Over the years, there have been quite a number of interesting locations in Japan, which served as the backdrop for several Hollywood films.
One such place is the Fushimi Inari Taisha, a Shinto shrine located in Fushimi-ku, Kyoto. The shrine is famous for the thousands of vermilion torii (gates) lining the paths on the hill on which the shrine is situated. It is also famous for being featured in the film, Memoirs of a Geisha (2005). The film was based on a novel by American author, Arthur Golden (1997) and told in the first person perspective the experiences of a fictional geisha working in Kyoto before and after World War II.
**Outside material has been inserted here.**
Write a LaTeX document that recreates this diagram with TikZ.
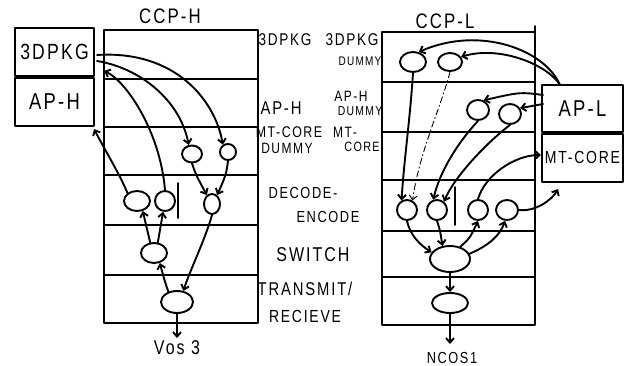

The shrine is dedicated to Inari, the Shinto god of rice and is often associated with wealth. The kitsune (foxes) are believed to be Inari’s messengers, hence you will encounter numerous kitsune statues on the shrine grounds. The torii are all donated by individuals, families and organizations. The gates are considered offerings to the shrine. You will find the donator’s name and the date of the donation inscribed on the back of each gate. The cost of the gates start around ¥400,000 for a small sized gate and can run over ¥1,000,000 for a large gate.
At the shrine’s entrance stands the Romon Gate, which was donated in 1589 by Toyotomi Hideyoshi. Hideyoshi was a famous daimyo (feudal lord), warrior, general, samurai and politician during Japan’s Sengoku period (Warring States period) and is regarded as Japan’s second great unifier. At the very back of the shrine’s main grounds is the entrance to the torii gate covered hiking trail, which starts with two dense, parallel rows of gates called Senbon Torii (thousands of torii gates). After trekking through the torii lined hiking paths, you can stop at various food stalls that specialize in kitsune udon, a popular noodle dish named after the god’s messengers.
The hike to the summit and back will take anywhere from 2-3 hours. Along the way, you will find countless smaller shrines with stacks of miniature torii gates that were donated by visitors on a smaller budget.
The shrine with its many torii seems almost a surreal place that was created by Hollywood but in fact it is very real and dates back to even before the capital of Japan was moved to Kyoto.
Fushimi Inari Taisha is located just outside the JR Inari Station, the second station from Kyoto Station along the JR Nara Line. The shrine is also just a short walk from Fushimi Inari Station along the Keihan Main Line.